When the first Nubank card transaction was made in Brazil on April 1, 2014, you wouldn’t have been a fool for failing to anticipate the swift growth of the neobank (one that operates exclusively online).
Nor would you have been alone in not realising how that development would transform the complacent world of banking — in Brazil, and elsewhere.
Nubank was founded in 2013 by Cristina Junqueira, Colombian David Vélez and American Edward Wible. Based in São Paulo, it proved so disruptive that by 2018 it had easily achieved “unicorn” status; in fact, with a valuation of over $10bn, it had surpassed it tenfold.
Cristina Junqueira was born in the former coffee capital of Riberão Preto, and moved to Rio de Janeiro with her family as an infant. She received a traditional education before moving to São Paulo to study industrial engineering at the city’s prestigious university, USP. After graduating, she worked as an associate consultant at the Boston Consulting Group while completing her Masters degree in economic and financial modelling.
In 2007, Junqueira was selected for the One-Year Accelerated Programme at the Kellogg School of Management in the US. On returning to Brazil a year later, still only 24, she was immediately hired by the president of Unibanco, then the largest private banking group in the country. She was chosen to head the SME credit sector with a team of 20 — all older than she was.
The following year, Unibanco merged with Brazil’s second-largest private bank, Itaú, to form a financial giant. Junqueira’s vertiginous rise continued apace. In 2012, she was appointed portfolio manager for the Itaúcard but left, disillusioned, when her proposals for commission-free credit cards and direct communication for clients were ignored.
While contemplating her next step, she met David Vélez, who was working for American venture capital behemoth Sequoia Capital. He was increasingly frustrated by Brazil’s incompetent, over-charging banking system. He didn’t know the industry, but Junqueira did — and she shared his evaluation of it.
“I worked for the largest incumbent bank in Brazil for five years,” she told Fortune magazine, “and I was just done making rich people richer. I was trying to make a lot of changes to make consumers’ lives better, and failing miserably at it. And at some point I was like, ‘you know what? I’m done’.”
She and Vélez decided to give digital banking a shot. Her banking expertise was complemented by his experience in the world of venture capital, and the technical knowhow of third co-founder Edward Wible.
Their series A financing round coincided with Cristina’s first pregnancy (she affectionately refers to her daughter Alice and Nubank as “twins”). In her seventh month, heavily pregnant, she travelled to California to meet putative investors. The day before giving birth, she signed a deal from her hospital bed. One day after, and she was back on the phone, apologising to contacts for any delay in getting back to them.

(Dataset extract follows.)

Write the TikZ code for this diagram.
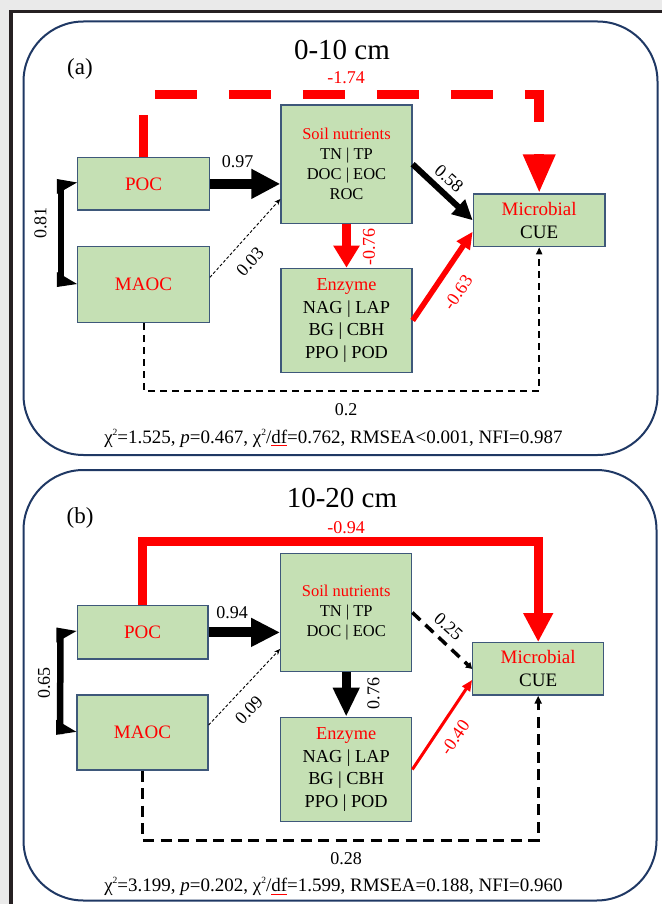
\documentclass[tikz,border=0pt]{standalone}
\usepackage{fontspec}
\setmainfont{Liberation Serif}
\usetikzlibrary{arrows.meta,calc}
\definecolor{boxfill}{RGB}{197,224,180}
\definecolor{boxline}{RGB}{62,88,122}
\definecolor{panelc}{RGB}{31,56,100}
\definecolor{framec}{RGB}{38,32,34}
\definecolor{outerc}{RGB}{234,234,234}
\newcommand\redul[1]{\setbox0=\hbox{#1}\rlap{\textcolor{red}{\rule[-2.6pt]{\wd0}{0.7pt}}}\box0}
\newcommand\sqtwo{\raisebox{0.42em}{\fontsize{9.5}{10}\selectfont 2}}
\tikzset{
  box/.style={draw=boxline, line width=1.3pt, fill=boxfill, inner sep=0pt, align=center},
  oc/.style={box, text=red, font=\fontsize{19}{23}\selectfont},
  soil/.style={box, font=\fontsize{16.5}{20}\selectfont},
  enz/.style={box, font=\fontsize{18.3}{22.7}\selectfont},
  cue/.style={box, font=\fontsize{19}{23}\selectfont},
  lbl/.style={font=\fontsize{18}{20}\selectfont, inner sep=1pt},
  ttl/.style={font=\fontsize{29}{32}\selectfont, inner sep=0pt},
  tag/.style={font=\fontsize{23}{26}\selectfont, inner sep=0pt},
  stat/.style={font=\fontsize{19}{20}\selectfont, inner sep=0pt},
  panel/.style={draw=panelc, line width=2pt, rounded corners=60pt},
  dotarrow/.style={line width=0.9pt, dash pattern=on 3pt off 2pt, -{Stealth[length=6pt,width=5pt]}},
  bar/.style={line width=6.5pt},
}
\begin{document}
\begin{tikzpicture}[x=1pt,y=-1pt]
\useasboundingbox (0,0) rectangle (662,904);
% page frame
\fill[outerc] (0,0) rectangle (662,904);
\fill[framec] (9.3,10) rectangle (662,904);
\fill[white] (13.3,13.4) rectangle (662,904);

% ================= panel (a) =================
\draw[panel] (23.5,21.5) rectangle (657.5,455);
\node[ttl] (titA) at (342,50) {0-10 cm};
\node[tag] (tagA) at (80,69) {(a)};

\node[oc, minimum width=131.6pt, minimum height=52.3pt] (pocA) at (143.5,183.9) {POC};
\node[oc, minimum width=131.6pt, minimum height=76pt] (maocA) at (143.5,284.7) {MAOC};
\node[soil, minimum width=131pt, minimum height=118.3pt] (soilA) at (346.5,164.2)
  {\textcolor{red}{Soil nutrients}\\TN | TP\\DOC | EOC\\ROC};
\node[enz, minimum width=131pt, minimum height=104.4pt] (enzA) at (346.5,320.5)
  {\textcolor{red}{Enzyme}\\NAG | LAP\\BG | CBH\\PPO | POD};
\node[cue, minimum width=131.7pt, minimum height=52.7pt] (cueA) at (539.2,220.3)
  {\textcolor{red}{Microbial}\\CUE};

\coordinate (topA) at (0,94.5);
\coordinate (botA) at (0,390.7);
\draw[red, line width=9.5pt, dash pattern=on 42pt off 32pt, -{Triangle[length=39pt,width=30pt]}]
  (pocA.north) -- (pocA.north |- topA) -| (cueA.north);
\draw[line width=10pt, -{Triangle[length=29pt,width=28pt]}] (pocA.east) -- (soilA.west |- pocA.east);
\draw[red, line width=9pt, -{Triangle[length=22pt,width=25pt]}] (soilA.south) -- (enzA.north);
\draw[line width=6pt, -{Triangle[length=20pt,width=19pt]}] (soilA.east) -- (cueA.west);
\draw[red, line width=5.5pt, -{Triangle[length=17pt,width=15pt]}] (enzA.east) -- ($(cueA.west)+(0,11.4)$);
\draw[dotarrow] ($(maocA.east)+(0,-7.4)$) -- ($(soilA.south west)+(0,-25)$);
\draw[line width=2pt, dash pattern=on 7pt off 5pt, -{Triangle[length=7pt,width=6pt]}]
  (maocA.south) -- (maocA.south |- botA) -| (cueA.south);
% bracket
\draw[bar] ($(pocA.west)+(-16.2,-2)$) -- ($(maocA.west)+(-16.2,1.5)$);
\fill ($(pocA.west)+(-20.2,-4.9)$) -- ($(pocA.west)+(0,-1.4)$) -- ($(pocA.west)+(-20.2,10.1)$) -- cycle;
\fill ($(maocA.west)+(-20.2,2.3)$) -- ($(maocA.west)+(0,-0.7)$) -- ($(maocA.west)+(-20.2,-12.7)$) -- cycle;

\node[lbl, text=red] (l174) at (346,77.5) {-1.74};
\node[lbl] (l097) at (237.5,161.5) {0.97};
\node[lbl, rotate=-41.4, fill=white, inner sep=2.5pt] (l058) at (449,179) {0.58};
\node[lbl, text=red, rotate=90] (l076) at (369,247) {-0.76};
\node[lbl, text=red, rotate=55.6] (l063) at (458,292.5) {-0.63};
\node[lbl, rotate=47.8] (l003) at (250,262) {0.03};
\node[lbl, rotate=90] (l081) at (40.5,223) {0.81};
\node[lbl] (l02) at (346,410) {0.2};
\node[stat] (statA) at (333.5,438) {χ\sqtwo=1.525, \textit{p}=0.467, χ\sqtwo/\redul{df}=0.762, RMSEA<0.001, NFI=0.987};

% ================= panel (b) =================
\draw[panel] (23.5,470) rectangle (656.5,900.5);
\node[ttl] (titB) at (342,498) {10-20 cm};
\node[tag] (tagB) at (80,517.5) {(b)};

\node[oc, minimum width=130.8pt, minimum height=53.3pt] (pocB) at (142.6,632.4) {POC};
\node[oc, minimum width=131pt, minimum height=75pt] (maocB) at (142.5,732.5) {MAOC};
\node[soil, minimum width=130.9pt, minimum height=118.4pt] (soilB) at (346.2,612.5)
  {\textcolor{red}{Soil nutrients}\\TN | TP\\DOC | EOC};
\node[enz, minimum width=130.9pt, minimum height=104.4pt] (enzB) at (346.2,769.5)
  {\textcolor{red}{Enzyme}\\NAG | LAP\\BG | CBH\\PPO | POD};
\node[cue, minimum width=130.8pt, minimum height=52.3pt] (cueB) at (538.2,668.9)
  {\textcolor{red}{Microbial}\\CUE};

\coordinate (topB) at (0,541.7);
\coordinate (botB) at (0,840);
\draw[red, line width=9pt, -{Triangle[length=29pt,width=28pt]}]
  (pocB.north) -- (pocB.north |- topB) -| (cueB.north);
\draw[line width=10pt, -{Triangle[length=29pt,width=27pt]}] (pocB.east) -- (soilB.west |- pocB.east);
\draw[line width=9pt, -{Triangle[length=29pt,width=25pt]}] (soilB.south) -- (enzB.north);
\draw[line width=3.5pt, dash pattern=on 11pt off 7pt, -{Triangle[length=6pt,width=7pt]}] (soilB.east) -- (cueB.west);
\draw[red, line width=3pt, -{Triangle[length=11pt,width=9pt]}] (enzB.east) -- ($(cueB.west)+(0,11)$);
\draw[dotarrow] ($(maocB.east)+(0,-7.5)$) -- ($(soilB.south west)+(0,-23.4)$);
\draw[line width=3pt, dash pattern=on 11pt off 6.5pt, -{Triangle[length=8pt,width=7pt]}]
  (maocB.south) -- (maocB.south |- botB) -| (cueB.south);
% bracket
\draw[bar] ($(pocB.west)+(-16.2,-2)$) -- ($(maocB.west)+(-16.2,1.5)$);
\fill ($(pocB.west)+(-20.2,-4.9)$) -- ($(pocB.west)+(0,-1.4)$) -- ($(pocB.west)+(-20.2,10.1)$) -- cycle;
\fill ($(maocB.west)+(-20.2,2.3)$) -- ($(maocB.west)+(0,-0.7)$) -- ($(maocB.west)+(-20.2,-12.7)$) -- cycle;

\node[lbl, text=red] (l094r) at (346,528) {-0.94};
\node[lbl] (l094) at (232,612.7) {0.94};
\node[lbl, rotate=-41.5] (l025) at (448.5,627) {0.25};
\node[lbl, rotate=90] (l076b) at (373.6,693.3) {0.76};
\node[lbl, text=red, rotate=55.2] (l040) at (455,737.5) {-0.40};
\node[lbl, rotate=46.4] (l009) at (249,710) {0.09};
\node[lbl, rotate=90] (l065) at (44,683) {0.65};
\node[lbl] (l028) at (346,858.3) {0.28};
\node[stat] (statB) at (333.5,886.7) {χ\sqtwo=3.199, \textit{p}=0.202, χ\sqtwo/\redul{df}=1.599, RMSEA=0.188, NFI=0.960};
\end{tikzpicture}
\end{document}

The founders chose the name Nubank for two reasons: firstly, “nu” sounds like “new”, but also because in Portuguese it means “nude” — and they wanted to be a transparent organisation. That, and its policy of treating customers like human beings, has proven a winning formula. The company enjoys an NPS rating of +87 (Itaú’s is +14, and considered acceptable).
Nubank is the world’s largest digital banking startup, with over 25m customers, and it recently became the world’s first and only company with a female founder to reach a valuation above $10bn. Junqueira modestly attributes this to the size of the Brazilian domestic market and the fact that there were 60m unbanked adults at the time. Inclusivity is important to Nubank, and the co-founders are justifiably proud of the fact that of the bank’s 2,600 employees, over 40 percent are women and 30 percent identify as LGBT.
By the time her second daughter, Bella, was born at the beginning of this year, Nubank was in the process of launching its first product outside Brazil: a no-fee credit card in Mexico.
The modest mother-of-two has no nanny, despite her workload, and — not yet 40 — shows the verve and vision that suggests more great things are yet to come. Citing Wonder Woman and Margaret Thatcher as inspirations, Cristina Junqueira is clear: “I want my daughters to grow up in a world where they can dream of being whoever they want to be — and you can’t dream of what you can’t see.”